::: Data rows
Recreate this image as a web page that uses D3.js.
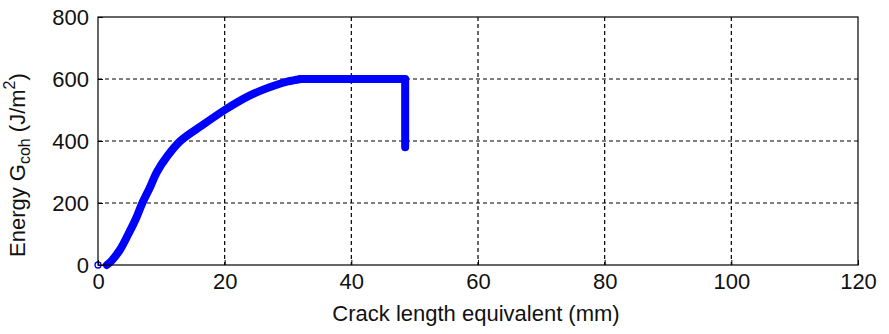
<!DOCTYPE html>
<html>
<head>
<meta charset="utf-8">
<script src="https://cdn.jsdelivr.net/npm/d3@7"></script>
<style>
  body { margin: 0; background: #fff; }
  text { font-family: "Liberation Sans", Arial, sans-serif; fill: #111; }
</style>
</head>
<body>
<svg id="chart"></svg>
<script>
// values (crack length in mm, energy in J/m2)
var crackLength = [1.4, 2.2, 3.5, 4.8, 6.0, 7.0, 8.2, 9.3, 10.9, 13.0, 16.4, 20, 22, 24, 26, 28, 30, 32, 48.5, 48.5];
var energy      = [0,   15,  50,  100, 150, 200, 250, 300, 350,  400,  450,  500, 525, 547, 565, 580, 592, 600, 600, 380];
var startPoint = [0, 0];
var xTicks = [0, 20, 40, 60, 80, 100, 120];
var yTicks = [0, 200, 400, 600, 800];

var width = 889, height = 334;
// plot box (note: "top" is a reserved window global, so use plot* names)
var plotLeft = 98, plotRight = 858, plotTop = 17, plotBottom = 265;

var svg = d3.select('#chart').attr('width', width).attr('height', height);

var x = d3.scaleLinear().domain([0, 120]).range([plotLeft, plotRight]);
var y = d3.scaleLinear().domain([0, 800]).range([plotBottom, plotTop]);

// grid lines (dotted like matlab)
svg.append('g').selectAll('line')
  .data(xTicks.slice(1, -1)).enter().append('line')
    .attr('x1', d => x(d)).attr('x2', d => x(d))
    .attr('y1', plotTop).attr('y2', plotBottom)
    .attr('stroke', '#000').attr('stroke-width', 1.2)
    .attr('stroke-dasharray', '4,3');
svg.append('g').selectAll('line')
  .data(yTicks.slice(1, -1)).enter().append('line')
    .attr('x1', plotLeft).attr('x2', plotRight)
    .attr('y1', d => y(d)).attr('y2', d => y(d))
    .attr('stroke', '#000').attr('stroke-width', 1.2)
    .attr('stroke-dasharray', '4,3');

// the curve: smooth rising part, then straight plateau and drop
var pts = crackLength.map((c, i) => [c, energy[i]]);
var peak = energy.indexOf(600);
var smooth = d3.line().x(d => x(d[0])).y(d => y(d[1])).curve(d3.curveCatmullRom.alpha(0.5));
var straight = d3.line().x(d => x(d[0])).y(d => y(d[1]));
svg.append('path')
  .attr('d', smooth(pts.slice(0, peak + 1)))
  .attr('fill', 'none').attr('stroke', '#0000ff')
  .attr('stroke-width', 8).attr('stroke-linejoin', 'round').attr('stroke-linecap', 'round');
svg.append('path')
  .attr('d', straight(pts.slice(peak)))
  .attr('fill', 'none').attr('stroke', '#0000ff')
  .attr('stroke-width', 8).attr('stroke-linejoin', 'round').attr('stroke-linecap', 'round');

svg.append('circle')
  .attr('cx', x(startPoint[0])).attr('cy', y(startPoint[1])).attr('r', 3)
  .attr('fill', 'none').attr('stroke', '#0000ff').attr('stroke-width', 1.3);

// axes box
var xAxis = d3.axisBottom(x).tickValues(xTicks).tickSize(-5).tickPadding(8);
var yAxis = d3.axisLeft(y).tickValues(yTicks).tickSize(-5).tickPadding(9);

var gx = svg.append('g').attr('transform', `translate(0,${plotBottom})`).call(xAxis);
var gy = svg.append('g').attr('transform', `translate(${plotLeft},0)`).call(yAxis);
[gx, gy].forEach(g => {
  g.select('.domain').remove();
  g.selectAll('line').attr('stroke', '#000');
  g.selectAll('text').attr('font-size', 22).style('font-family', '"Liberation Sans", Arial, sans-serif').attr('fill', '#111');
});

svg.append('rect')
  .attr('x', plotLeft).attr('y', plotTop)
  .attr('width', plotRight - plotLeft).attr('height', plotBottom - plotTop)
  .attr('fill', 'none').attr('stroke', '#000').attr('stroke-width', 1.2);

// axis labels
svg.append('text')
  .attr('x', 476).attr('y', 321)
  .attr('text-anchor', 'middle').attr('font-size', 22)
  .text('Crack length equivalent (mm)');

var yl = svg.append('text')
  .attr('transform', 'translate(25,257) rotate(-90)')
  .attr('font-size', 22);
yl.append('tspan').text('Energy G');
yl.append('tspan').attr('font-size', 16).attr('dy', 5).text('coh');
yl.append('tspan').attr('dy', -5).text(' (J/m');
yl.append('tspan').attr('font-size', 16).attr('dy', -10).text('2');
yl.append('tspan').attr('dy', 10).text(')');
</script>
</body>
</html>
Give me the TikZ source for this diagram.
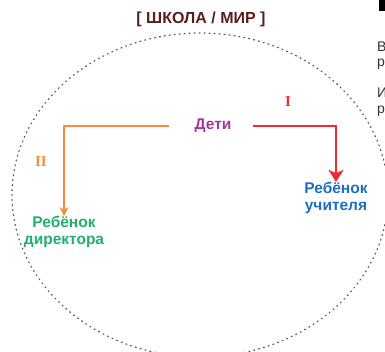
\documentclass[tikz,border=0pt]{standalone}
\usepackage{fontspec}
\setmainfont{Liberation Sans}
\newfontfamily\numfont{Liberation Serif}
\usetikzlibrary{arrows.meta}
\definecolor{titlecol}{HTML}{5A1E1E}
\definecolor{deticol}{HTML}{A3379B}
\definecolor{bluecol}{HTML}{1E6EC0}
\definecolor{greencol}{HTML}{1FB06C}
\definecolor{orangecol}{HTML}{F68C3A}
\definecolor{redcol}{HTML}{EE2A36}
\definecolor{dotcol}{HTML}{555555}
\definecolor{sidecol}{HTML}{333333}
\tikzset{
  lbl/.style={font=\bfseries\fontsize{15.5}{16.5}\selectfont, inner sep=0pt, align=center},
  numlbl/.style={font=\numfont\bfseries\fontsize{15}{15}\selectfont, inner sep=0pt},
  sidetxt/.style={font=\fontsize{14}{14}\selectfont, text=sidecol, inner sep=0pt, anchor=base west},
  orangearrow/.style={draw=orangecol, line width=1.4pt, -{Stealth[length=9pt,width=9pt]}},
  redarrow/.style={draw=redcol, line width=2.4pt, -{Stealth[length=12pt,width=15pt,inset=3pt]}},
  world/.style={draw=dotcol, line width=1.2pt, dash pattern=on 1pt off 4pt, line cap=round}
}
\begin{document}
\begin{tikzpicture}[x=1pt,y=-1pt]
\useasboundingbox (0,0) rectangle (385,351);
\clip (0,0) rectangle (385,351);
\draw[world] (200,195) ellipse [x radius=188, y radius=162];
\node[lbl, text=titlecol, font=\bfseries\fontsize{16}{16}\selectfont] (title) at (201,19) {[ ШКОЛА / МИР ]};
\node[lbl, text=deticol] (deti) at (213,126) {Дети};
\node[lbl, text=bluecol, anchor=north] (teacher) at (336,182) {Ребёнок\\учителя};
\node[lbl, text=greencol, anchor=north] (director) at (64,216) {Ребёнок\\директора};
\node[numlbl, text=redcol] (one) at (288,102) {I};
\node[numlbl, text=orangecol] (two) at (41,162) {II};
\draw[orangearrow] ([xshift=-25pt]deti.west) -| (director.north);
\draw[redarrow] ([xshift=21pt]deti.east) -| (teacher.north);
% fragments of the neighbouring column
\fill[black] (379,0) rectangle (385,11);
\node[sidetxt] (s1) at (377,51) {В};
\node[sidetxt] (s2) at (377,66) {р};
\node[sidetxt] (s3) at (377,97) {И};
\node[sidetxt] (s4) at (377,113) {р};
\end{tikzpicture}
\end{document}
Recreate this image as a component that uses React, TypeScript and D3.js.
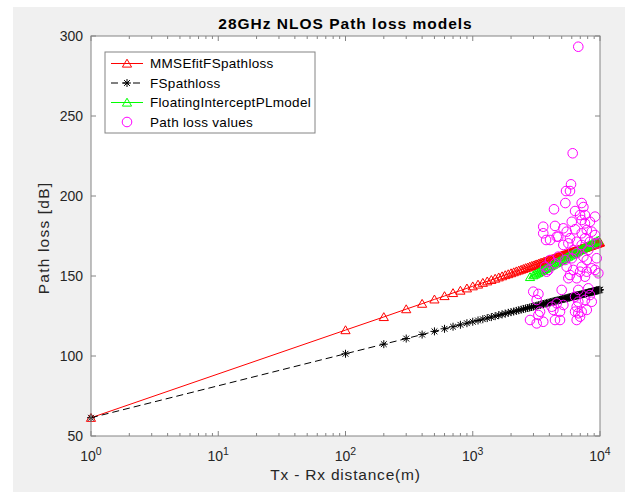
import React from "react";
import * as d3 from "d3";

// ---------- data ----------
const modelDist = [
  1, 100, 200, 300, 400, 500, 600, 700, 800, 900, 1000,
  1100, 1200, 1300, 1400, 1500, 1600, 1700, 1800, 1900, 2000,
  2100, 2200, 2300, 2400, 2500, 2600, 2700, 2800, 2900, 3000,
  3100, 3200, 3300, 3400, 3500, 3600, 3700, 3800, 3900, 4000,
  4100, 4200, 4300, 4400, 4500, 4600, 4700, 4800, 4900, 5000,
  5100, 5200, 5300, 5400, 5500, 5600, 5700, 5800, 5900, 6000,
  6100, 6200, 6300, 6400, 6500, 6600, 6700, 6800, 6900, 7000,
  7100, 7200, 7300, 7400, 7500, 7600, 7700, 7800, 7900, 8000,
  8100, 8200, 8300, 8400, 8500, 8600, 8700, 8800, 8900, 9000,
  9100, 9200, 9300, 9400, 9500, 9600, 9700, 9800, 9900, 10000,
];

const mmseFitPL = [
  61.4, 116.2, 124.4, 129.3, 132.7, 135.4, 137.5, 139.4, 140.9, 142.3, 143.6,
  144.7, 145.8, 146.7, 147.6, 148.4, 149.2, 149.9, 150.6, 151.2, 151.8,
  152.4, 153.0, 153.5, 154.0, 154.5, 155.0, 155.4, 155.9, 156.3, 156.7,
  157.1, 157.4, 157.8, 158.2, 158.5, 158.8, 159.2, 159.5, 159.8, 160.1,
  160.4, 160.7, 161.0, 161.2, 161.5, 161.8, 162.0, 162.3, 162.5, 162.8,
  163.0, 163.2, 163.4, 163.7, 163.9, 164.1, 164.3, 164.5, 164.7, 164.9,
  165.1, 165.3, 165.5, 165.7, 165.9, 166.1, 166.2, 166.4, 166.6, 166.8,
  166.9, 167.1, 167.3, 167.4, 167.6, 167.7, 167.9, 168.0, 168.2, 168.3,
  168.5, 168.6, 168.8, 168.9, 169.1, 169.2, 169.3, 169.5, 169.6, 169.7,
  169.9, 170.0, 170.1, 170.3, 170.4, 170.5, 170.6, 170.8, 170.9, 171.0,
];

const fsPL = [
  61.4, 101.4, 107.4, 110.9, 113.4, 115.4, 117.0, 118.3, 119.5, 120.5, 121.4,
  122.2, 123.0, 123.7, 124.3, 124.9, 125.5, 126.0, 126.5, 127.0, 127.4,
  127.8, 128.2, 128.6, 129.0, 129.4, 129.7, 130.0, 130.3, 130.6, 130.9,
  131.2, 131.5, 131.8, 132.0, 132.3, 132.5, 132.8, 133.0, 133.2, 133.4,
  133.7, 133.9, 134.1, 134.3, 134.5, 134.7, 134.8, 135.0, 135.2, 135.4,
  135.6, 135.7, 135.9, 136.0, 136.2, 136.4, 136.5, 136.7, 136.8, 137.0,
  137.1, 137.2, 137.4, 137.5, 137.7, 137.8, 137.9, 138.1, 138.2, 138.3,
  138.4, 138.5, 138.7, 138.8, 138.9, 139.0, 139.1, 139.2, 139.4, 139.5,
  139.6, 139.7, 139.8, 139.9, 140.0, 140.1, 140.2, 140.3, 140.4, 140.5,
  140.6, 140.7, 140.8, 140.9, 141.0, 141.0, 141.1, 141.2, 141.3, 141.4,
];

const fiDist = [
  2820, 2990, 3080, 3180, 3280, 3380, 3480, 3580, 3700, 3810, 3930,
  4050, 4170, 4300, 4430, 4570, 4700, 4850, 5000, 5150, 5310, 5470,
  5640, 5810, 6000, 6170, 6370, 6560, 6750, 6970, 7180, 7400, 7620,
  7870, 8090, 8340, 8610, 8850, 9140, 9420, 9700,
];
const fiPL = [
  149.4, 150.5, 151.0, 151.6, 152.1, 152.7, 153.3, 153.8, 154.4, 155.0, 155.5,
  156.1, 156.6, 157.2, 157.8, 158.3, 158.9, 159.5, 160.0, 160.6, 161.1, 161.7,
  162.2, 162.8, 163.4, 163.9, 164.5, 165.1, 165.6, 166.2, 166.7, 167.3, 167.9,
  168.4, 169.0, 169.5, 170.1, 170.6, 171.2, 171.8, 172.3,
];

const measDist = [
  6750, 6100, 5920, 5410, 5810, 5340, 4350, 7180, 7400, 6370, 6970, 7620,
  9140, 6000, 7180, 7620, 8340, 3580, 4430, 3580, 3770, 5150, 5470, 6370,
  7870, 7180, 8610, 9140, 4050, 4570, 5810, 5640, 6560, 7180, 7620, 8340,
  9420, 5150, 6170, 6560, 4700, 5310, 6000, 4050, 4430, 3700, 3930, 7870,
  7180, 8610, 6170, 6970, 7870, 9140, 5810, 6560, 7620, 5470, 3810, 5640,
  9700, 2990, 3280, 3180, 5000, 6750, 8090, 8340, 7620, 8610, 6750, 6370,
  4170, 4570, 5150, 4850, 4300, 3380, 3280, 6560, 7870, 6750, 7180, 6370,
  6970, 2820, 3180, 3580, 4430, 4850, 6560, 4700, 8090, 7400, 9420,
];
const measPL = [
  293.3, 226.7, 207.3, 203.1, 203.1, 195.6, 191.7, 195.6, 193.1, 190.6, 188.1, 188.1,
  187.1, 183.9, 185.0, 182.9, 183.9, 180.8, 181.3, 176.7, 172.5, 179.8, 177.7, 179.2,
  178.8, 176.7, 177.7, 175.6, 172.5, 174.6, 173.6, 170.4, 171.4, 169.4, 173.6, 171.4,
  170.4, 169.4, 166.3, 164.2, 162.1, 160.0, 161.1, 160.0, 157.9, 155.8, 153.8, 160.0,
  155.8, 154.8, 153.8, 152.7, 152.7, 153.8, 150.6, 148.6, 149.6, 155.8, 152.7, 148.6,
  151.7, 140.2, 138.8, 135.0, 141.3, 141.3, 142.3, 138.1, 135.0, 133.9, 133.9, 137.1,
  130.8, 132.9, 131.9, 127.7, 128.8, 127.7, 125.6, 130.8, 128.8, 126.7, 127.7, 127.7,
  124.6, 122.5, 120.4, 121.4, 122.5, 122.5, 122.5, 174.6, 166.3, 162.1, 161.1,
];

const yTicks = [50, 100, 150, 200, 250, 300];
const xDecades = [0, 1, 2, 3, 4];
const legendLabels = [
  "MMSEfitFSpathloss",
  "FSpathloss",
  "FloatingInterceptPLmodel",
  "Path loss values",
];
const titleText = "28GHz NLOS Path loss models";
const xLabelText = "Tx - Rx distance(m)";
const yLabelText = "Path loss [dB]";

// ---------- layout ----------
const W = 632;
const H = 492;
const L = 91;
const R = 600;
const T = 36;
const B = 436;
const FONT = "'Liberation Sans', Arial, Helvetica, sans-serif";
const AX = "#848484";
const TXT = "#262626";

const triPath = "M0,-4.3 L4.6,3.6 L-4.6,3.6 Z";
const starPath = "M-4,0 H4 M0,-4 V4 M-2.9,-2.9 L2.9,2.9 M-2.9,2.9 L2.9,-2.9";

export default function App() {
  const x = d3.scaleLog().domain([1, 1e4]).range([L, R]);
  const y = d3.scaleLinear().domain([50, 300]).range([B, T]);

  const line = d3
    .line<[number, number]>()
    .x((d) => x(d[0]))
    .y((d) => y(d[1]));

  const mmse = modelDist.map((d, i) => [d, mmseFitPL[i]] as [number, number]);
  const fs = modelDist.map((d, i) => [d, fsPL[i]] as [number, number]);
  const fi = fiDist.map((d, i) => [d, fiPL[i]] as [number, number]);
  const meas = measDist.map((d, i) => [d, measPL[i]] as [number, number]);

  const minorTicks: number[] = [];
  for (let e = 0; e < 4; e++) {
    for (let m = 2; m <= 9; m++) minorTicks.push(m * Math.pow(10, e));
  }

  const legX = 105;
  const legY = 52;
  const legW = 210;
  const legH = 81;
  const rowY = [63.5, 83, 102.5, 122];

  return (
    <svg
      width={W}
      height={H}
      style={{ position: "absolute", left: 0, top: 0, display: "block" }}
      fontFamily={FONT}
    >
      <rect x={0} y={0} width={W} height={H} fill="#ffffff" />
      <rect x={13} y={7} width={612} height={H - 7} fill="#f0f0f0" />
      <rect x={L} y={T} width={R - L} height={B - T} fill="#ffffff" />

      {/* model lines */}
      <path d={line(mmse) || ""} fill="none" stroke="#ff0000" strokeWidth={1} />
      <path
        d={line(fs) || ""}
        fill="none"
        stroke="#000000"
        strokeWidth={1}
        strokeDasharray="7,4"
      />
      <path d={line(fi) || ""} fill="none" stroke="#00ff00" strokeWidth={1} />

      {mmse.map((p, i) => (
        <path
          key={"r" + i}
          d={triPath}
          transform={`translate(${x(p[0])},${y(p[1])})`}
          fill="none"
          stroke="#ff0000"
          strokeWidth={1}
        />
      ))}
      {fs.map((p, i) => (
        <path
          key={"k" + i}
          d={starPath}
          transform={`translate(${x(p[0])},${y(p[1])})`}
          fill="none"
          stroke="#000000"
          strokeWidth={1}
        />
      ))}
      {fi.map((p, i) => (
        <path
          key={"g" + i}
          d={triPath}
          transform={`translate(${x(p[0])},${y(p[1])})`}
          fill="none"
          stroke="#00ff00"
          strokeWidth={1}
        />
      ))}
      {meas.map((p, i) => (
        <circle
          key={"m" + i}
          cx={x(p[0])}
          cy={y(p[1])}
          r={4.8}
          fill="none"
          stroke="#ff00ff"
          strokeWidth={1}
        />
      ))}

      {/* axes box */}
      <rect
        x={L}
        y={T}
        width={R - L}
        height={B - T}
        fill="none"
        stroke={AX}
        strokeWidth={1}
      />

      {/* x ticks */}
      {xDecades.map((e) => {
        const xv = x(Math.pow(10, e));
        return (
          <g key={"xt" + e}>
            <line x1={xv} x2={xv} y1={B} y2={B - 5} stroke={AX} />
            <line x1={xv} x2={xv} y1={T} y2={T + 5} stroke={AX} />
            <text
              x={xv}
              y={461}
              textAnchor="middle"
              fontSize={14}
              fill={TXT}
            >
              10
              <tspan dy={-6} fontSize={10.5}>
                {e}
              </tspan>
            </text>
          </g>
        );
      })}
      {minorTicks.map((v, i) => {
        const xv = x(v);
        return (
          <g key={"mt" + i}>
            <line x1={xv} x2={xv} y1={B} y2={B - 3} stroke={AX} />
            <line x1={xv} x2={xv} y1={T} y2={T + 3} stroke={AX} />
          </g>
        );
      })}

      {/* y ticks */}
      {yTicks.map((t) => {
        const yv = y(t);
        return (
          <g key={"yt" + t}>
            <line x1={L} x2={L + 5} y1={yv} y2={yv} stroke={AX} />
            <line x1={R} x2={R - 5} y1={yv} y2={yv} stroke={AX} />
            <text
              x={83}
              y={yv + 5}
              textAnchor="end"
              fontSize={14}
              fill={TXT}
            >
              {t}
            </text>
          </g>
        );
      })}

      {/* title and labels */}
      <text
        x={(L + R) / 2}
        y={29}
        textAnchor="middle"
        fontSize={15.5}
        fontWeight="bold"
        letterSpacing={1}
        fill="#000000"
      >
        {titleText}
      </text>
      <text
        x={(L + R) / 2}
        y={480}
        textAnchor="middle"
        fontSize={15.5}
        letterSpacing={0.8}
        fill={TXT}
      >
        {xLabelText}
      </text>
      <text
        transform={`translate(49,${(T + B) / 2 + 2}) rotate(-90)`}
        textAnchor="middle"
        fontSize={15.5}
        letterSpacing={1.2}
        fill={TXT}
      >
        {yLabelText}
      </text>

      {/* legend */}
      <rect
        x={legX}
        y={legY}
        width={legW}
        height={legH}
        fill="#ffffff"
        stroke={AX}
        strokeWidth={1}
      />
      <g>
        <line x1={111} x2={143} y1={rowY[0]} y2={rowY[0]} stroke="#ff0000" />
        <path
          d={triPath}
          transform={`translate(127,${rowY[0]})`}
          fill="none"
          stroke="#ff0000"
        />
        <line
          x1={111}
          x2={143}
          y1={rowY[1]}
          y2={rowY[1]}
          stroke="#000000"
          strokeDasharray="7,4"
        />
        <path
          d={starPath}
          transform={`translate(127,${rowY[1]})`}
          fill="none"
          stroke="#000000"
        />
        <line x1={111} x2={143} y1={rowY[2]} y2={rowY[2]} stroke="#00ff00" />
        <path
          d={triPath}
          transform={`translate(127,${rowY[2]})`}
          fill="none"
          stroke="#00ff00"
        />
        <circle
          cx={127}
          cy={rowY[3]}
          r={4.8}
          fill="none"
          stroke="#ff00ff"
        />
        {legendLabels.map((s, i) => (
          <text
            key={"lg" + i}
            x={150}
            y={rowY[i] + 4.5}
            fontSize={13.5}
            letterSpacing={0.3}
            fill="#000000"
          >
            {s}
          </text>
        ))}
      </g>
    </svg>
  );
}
::::::
# Written exercise:
Write down every line from the opening of the listing to the line with "d3.select('#chart').attr('width', width).attr('height', height);", both included, and nothing else; the pictures are omitted.

# Expected output:
Recreate this image as a web page that uses D3.js.
<!DOCTYPE html>
<html>
<head>
<meta charset="utf-8">
<script src="https://cdn.jsdelivr.net/npm/d3@7"></script>
<style>
  body { margin: 0; background: #fff; }
  text { font-family: "Liberation Sans", Arial, sans-serif; fill: #111; }
</style>
</head>
<body>
<svg id="chart"></svg>
<script>
// values (crack length in mm, energy in J/m2)
var crackLength = [1.4, 2.2, 3.5, 4.8, 6.0, 7.0, 8.2, 9.3, 10.9, 13.0, 16.4, 20, 22, 24, 26, 28, 30, 32, 48.5, 48.5];
var energy      = [0,   15,  50,  100, 150, 200, 250, 300, 350,  400,  450,  500, 525, 547, 565, 580, 592, 600, 600, 380];
var startPoint = [0, 0];
var xTicks = [0, 20, 40, 60, 80, 100, 120];
var yTicks = [0, 200, 400, 600, 800];

var width = 889, height = 334;
// plot box (note: "top" is a reserved window global, so use plot* names)
var plotLeft = 98, plotRight = 858, plotTop = 17, plotBottom = 265;

var svg = d3.select('#chart').attr('width', width).attr('height', height);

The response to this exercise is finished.